Ballance Pleads Guilty to Fraud, Money Laundering
Former Rep. Frank Ballance (D-N.C.), accused of diverting more than $100,000 from a non-profit drug treatment foundation he ran, pled guilty Tuesday in federal court to several charges, including money laundering.
Ballance could receive as much as five years in federal prison and be fined up to $250,000, although no date has been set for his sentencing.
In an appearance today in an Elizabeth City, N.C., federal court, Ballance pled guilty to one count each of money laundering, conspiracy to commit “honest services” mail fraud and mail fraud of money.
Ballance also agreed to pay nearly $62,000 in restitution to the state of North Carolina and to forfeit any funds held by the John A. Hyman Memorial Youth Foundation, Inc., the non-profit group he controlled.
Ballance was indicted in September by a federal grand jury following an investigation of the organization. The probe grew out of an earlier audit by North Carolina officials that uncovered “irregularities in the use of state appropriations by the Hyman Foundation for the time period from July 1, 2000, through April 30, 2003,” according to a statement released today by the office of Frank Whitney, U.S. attorney for the Eastern District of North Carolina.
Ballance “defrauded the people of North Carolina and it citizens of their right to honest services” by using his influence as a state Senator to steer more than $2.3 million in state funds to the Hyman Foundation, Whitney said.
In excess of the $100,000 of those state funds was diverted by Ballance to his law firm, church and family, including his mother, daughter and son. Ballance then forged or “caused to be forged” the signature of the executive director of the Hyman Foundation on 10 official disbursement requests to the North Carolina government, and “used financial transactions to conceal the proceeds of these fraudulent schemes,” Whitney said.
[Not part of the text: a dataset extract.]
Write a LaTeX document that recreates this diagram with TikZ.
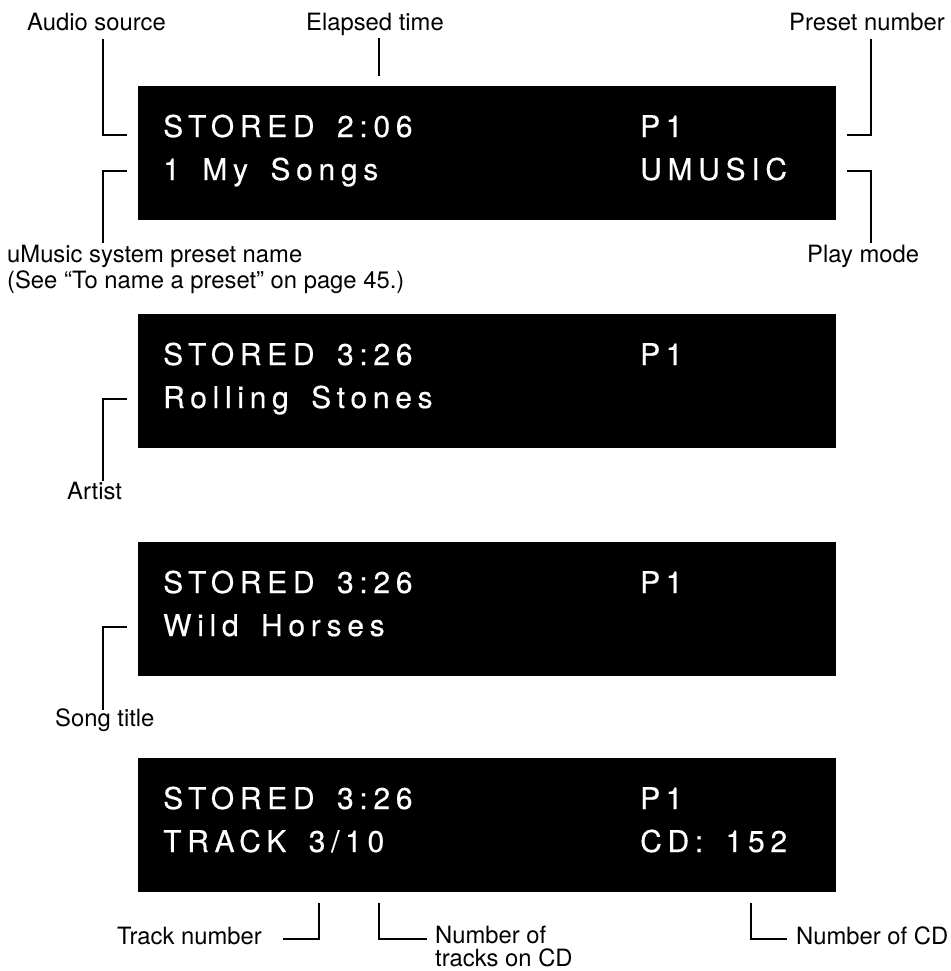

His son, Garey Ballance, a state judge, is still awaiting arraignment after being indicted for failing to file his 2000 income tax return.
Frank Ballance, 62, was elected to Congress in 2002 after nearly 20 years in the North Carolina legislature, including more than a dozen as a state Senator. A prominent black politician in the Tar Heel State, he resigned from the House in June, citing health concerns, although by that point numerous questions had been raised publicly about the operations of the Hyman Foundation after the state audit was released in October 2003.
Several calls for comment to Ballance’s lawyer, John Cheshire of Raleigh, N.C., were not returned by press time.